E’ una questione di sensibilità e occhio (alla vetta), ma l’idea che ne deriva è sovente abbastanza affidabile.
Consiglio
Più rigida è la canna meglio si avvertono le caratteristiche del fondale per trascinamento del piombo. In questa fase è meglio applicare alla canna il quiver meno sensibile (es. strong).
3. L’esperienza
Per quanto si cerchi di descrivere a parole la sensazione che da un certo fondale ci sono molte variabili (percezione personale, tipo di filo, tipo di canna, tipo di piombo, ecc.) che possono influire sul suo riconoscimento. In altre parole, al di là delle linee guida generali, molto si basa sull’esperienza. Le prime volte conviene sondare fondali ben conosciuti se non addirittura visibili a vista come ad esempio il gradino di risacca di una spiaggia ciottolosa o sabbiosa (per capire qual’è la sensazione che da quel particolare tipo di fondale). Così facendo, di volta in volta, rendiamo più affidabile e accurata la nostra capacità di riconoscere la natura del fondo e saremo in grado di interpretarne le caratteristiche quando si affronteranno nuovi spot.
4. La precisione
Per concludere, che senso ha sondare e leggere il fondale se poi andiamo a lanciare in una zona diversa da quella che abbiamo ritenuto ideale?

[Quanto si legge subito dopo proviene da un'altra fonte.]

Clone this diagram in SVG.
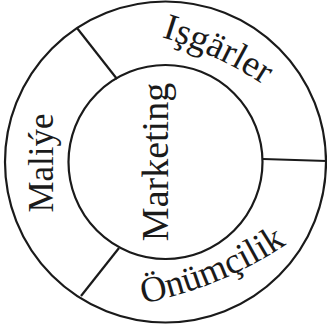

La precisione è dunque fondamentale, nel feeder senza ombra di dubbio ma sotto questo aspetto in qualsiasi disciplina di pesca a fondo. A volte la zona che abbiamo scelto per calare le nostre esche è ristretta e basta spostarsi di qualche metro per ottenere risultati anche molto diversi.
Anello elastico in bobina.
Serve dunque precisione sia nel sondare che, successivamente, nel pescare. Ne abbiamo già parlato e consigliato qualche metodo (line clip, anello elastico, nodo di stop, line marker). Indipendentemente da quale usiate l’importante è che non sottovalutiate questo aspetto: se volete ottenere i migliori risultati, niente può essere lasciato al caso. Poi la fortuna farà il suo corso, ma con il minor margine possibile.